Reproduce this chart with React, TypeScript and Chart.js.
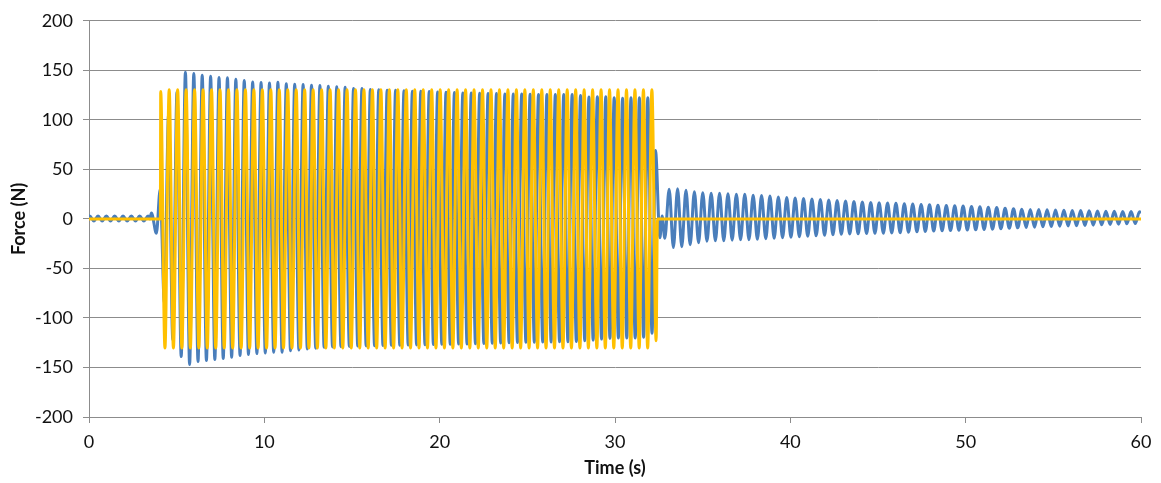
import React, { useEffect, useRef } from "react";
import { Chart, registerables } from "chart.js";

Chart.register(...registerables);

// ---- axis ticks ----
const xTickValues = [0, 10, 20, 30, 40, 50, 60];
const yTickValues = [-200, -150, -100, -50, 0, 50, 100, 150, 200];

// ---- yellow (command) series ----
const yellowLeadTimes = [0, 4.07];
const yellowLeadValues = [0, 0];
const yellowStart = 4.09; // time of first peak (s)
const yellowHalfPeriod = 0.2415; // s between a peak and the next trough
const yellowPeaks = [
  128.5, 130.5, 130.5, 130.5, 130.5, 130.5, 130.5, 130.5, 130.5, 130.5,
  130.5, 130.5, 130.5, 130.5, 130.5, 130.5, 130.5, 130.5, 130.5, 130.5,
  130.5, 130.5, 130.5, 130.5, 130.5, 130.5, 130.5, 130.5, 130.5, 130.5,
  130.5, 130.5, 130.5, 130.5, 130.5, 130.5, 130.5, 130.5, 130.5, 130.5,
  130.5, 130.5, 130.5, 130.5, 130.5, 130.5, 130.5, 130.5, 130.5, 130.5,
  130.5, 130.5, 130.5, 130.5, 130.5, 130.5, 130.5, 130.5, 130.5,
];
const yellowTroughs = [
  -130.3, -130.3, -130.3, -130.3, -130.3, -130.3, -130.3, -130.3, -130.3, -130.3,
  -130.3, -130.3, -130.3, -130.3, -130.3, -130.3, -130.3, -130.3, -130.3, -130.3,
  -130.3, -130.3, -130.3, -130.3, -130.3, -130.3, -130.3, -130.3, -130.3, -130.3,
  -130.3, -130.3, -130.3, -130.3, -130.3, -130.3, -130.3, -130.3, -130.3, -130.3,
  -130.3, -130.3, -130.3, -130.3, -130.3, -130.3, -130.3, -130.3, -130.3, -130.3,
  -130.3, -130.3, -130.3, -130.3, -130.3, -130.3, -130.3, -130.3, -123,
];
const yellowTailTimes = [32.42, 60];
const yellowTailValues = [0, 0];

// ---- blue (measured force) series ----
const blueLeadTimes = [0];
const blueLeadValues = [1];
const bluePreStart = 0.04;
const bluePreHalfPeriod = 0.2375;
const bluePreValues = [3, -2, 3, -2, 3, -2, 3, -2, 3, -2, 3, -2, 3, -2];
const blueRampTimes = [3.37, 3.47, 3.56, 3.845];
const blueRampValues = [3, 0, 6, -14.5];

const blueForcedStart = 4.06;
const blueForcedHalfPeriod = 0.23975;
const blueForcedPeaks = [
  30, 105, 128, 148, 146.8, 145, 144, 142.7, 142.4, 141,
  139.7, 138.3, 137.8, 137.3, 138, 136.5, 136, 135.7, 135, 134.6,
  134, 133.3, 133, 131.7, 131.7, 130.7, 130.5, 130, 129.8, 129.5,
  129, 128.8, 128.5, 128, 127.8, 127.5, 127, 127, 126.8, 126.5,
  126.5, 126.2, 126, 126, 125.8, 125.7, 125.6, 125.6, 125.6, 125.6,
  124.7, 123, 123.3, 123.3, 122.3, 121.7, 122.3, 122.3, 122.3,
];
const blueForcedTroughs = [
  -85, -122, -139, -147, -144, -143, -142, -141, -139.7, -138,
  -137, -136, -135.3, -134.7, -134.7, -133, -132.3, -131.3, -130.6, -129.6,
  -129.3, -129, -128.7, -128.4, -128.2, -128, -127.8, -127.6, -127.5, -127.4,
  -127.2, -127, -126.8, -126.6, -126.5, -126.4, -126.3, -126, -125.8, -125.5,
  -125.3, -125, -124.8, -124.6, -124.5, -124.3, -124.2, -124, -124, -123.7,
  -123, -122.3, -121.3, -120.6, -120.3, -120.3, -120.3, -119.6, -115.5,
];
const blueReleaseTimes = [32.31, 32.56, 32.69, 32.84];
const blueReleaseValues = [69, -19, 3, -19.5];

const blueFreeStart = 33.09;
const blueFreeHalfPeriod = 0.2395;
const blueFreePeaks = [
  30, 30.5, 29, 27.5, 26.5, 26, 26, 25.5, 25, 25,
  24, 23.5, 23, 22, 21.5, 21, 20.5, 20, 19.5, 19,
  18.5, 18, 17.5, 17, 16.5, 16.2, 16, 15.8, 15.4, 15,
  14.6, 14.2, 13.8, 13.5, 13.2, 13, 12.6, 12.2, 11.8, 11.4,
  10.8, 10.2, 9.8, 9.6, 9.4, 9.2, 9, 8.8, 8.6, 8.4,
  8.2, 8, 7.8, 7.6, 7.5, 7.4, 7.3,
];
const blueFreeTroughs = [
  -29, -28, -26, -24, -22.5, -22, -22, -21.5, -21, -21,
  -20.5, -20, -19.5, -19, -18.5, -18, -17.5, -17, -16.5, -16,
  -15.5, -15.2, -15, -14.8, -14.6, -14.4, -14.2, -14, -13.5, -13,
  -12.6, -12.3, -12, -11.8, -11.5, -11.2, -11, -10.7, -10.4, -10,
  -9.5, -9, -8.7, -8.4, -8, -7.7, -7.4, -7.2, -7, -6.6,
  -6.3, -6, -5.6, -5.3, -5, -4.7,
];
const blueTailTimes = [60];
const blueTailValues = [6];

type Pt = { x: number; y: number };

function interleave(a: number[], b: number[]): number[] {
  const out: number[] = [];
  for (let i = 0; i < a.length; i++) {
    out.push(a[i]);
    if (i < b.length) out.push(b[i]);
  }
  return out;
}
function sampled(start: number, step: number, values: number[]): Pt[] {
  return values.map((v, i) => ({ x: start + i * step, y: v }));
}
function explicit(times: number[], values: number[]): Pt[] {
  return times.map((t, i) => ({ x: t, y: values[i] }));
}

const yellowData: Pt[] = [
  ...explicit(yellowLeadTimes, yellowLeadValues),
  ...sampled(yellowStart, yellowHalfPeriod, interleave(yellowPeaks, yellowTroughs)),
  ...explicit(yellowTailTimes, yellowTailValues),
];

const blueData: Pt[] = [
  ...explicit(blueLeadTimes, blueLeadValues),
  ...sampled(bluePreStart, bluePreHalfPeriod, bluePreValues),
  ...explicit(blueRampTimes, blueRampValues),
  ...sampled(blueForcedStart, blueForcedHalfPeriod, interleave(blueForcedPeaks, blueForcedTroughs)),
  ...explicit(blueReleaseTimes, blueReleaseValues),
  ...sampled(blueFreeStart, blueFreeHalfPeriod, interleave(blueFreePeaks, blueFreeTroughs)),
  ...explicit(blueTailTimes, blueTailValues),
];

const FONT = "Lato, 'Liberation Sans', sans-serif";
const GRID = "#8c8c8c";

export default function App() {
  const ref = useRef<HTMLCanvasElement | null>(null);
  useEffect(() => {
    document.body.style.margin = "0";
    if (!ref.current) return;
    const chart = new Chart(ref.current, {
      type: "line",
      data: {
        datasets: [
          {
            label: "Command",
            data: yellowData,
            borderColor: "#FFC000",
            backgroundColor: "#FFC000",
            borderWidth: 3,
            pointRadius: 0,
            cubicInterpolationMode: "monotone",
            borderJoinStyle: "round",
            fill: false,
            order: 0,
          },
          {
            label: "Force",
            data: blueData,
            borderColor: "#4A7EBB",
            backgroundColor: "#4A7EBB",
            borderWidth: 3,
            pointRadius: 0,
            cubicInterpolationMode: "monotone",
            borderJoinStyle: "round",
            fill: false,
            order: 1,
          },
        ],
      },
      options: {
        responsive: false,
        animation: false,
        events: [],
        layout: { padding: { left: 0, right: 20, top: 19, bottom: 0 } },
        plugins: { legend: { display: false }, tooltip: { enabled: false } },
        scales: {
          x: {
            type: "linear",
            min: 0,
            max: 60,
            afterBuildTicks: (s: any) => {
              s.ticks = xTickValues.map((v) => ({ value: v }));
            },
            afterFit: (s: any) => {
              s.height = 66;
            },
            ticks: { color: "#111", font: { family: FONT, size: 18 }, padding: 8, maxRotation: 0 },
            grid: { drawOnChartArea: false, drawTicks: true, tickLength: 6, color: GRID },
            border: { color: GRID, width: 1 },
            title: {
              display: true,
              text: "Time (s)",
              color: "#111",
              font: { family: FONT, size: 18, weight: "bold" },
              padding: { top: 4, bottom: 4 },
            },
          },
          y: {
            type: "linear",
            min: -200,
            max: 200,
            afterBuildTicks: (s: any) => {
              s.ticks = yTickValues.map((v) => ({ value: v }));
            },
            afterFit: (s: any) => {
              s.width = 89;
            },
            ticks: { color: "#111", font: { family: FONT, size: 18 }, padding: 10 },
            grid: { color: GRID, drawTicks: true, tickLength: 6, lineWidth: 1 },
            border: { color: GRID, width: 1 },
            title: {
              display: true,
              text: "Force (N)",
              color: "#111",
              font: { family: FONT, size: 18, weight: "bold" },
              padding: { top: 8, bottom: 4 },
            },
          },
        },
      },
    } as any);
    return () => chart.destroy();
  }, []);
  return (
    <div style={{ width: 1161, height: 483, background: "#fff" }}>
      <canvas ref={ref} width={1161} height={483} style={{ display: "block" }} />
    </div>
  );
}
──────────────────────────────
● **EXERCISE OBJECTIVE**:
Repeat, with no pictures, each line from the beginning of the data through the line containing "100, 150, 200];", inclusive.

● **EXERCISE SOLUTION**:
Reproduce this chart with React, TypeScript and Chart.js.
import React, { useEffect, useRef } from "react";
import { Chart, registerables } from "chart.js";

Chart.register(...registerables);

// ---- axis ticks ----
const xTickValues = [0, 10, 20, 30, 40, 50, 60];
const yTickValues = [-200, -150, -100, -50, 0, 50, 100, 150, 200];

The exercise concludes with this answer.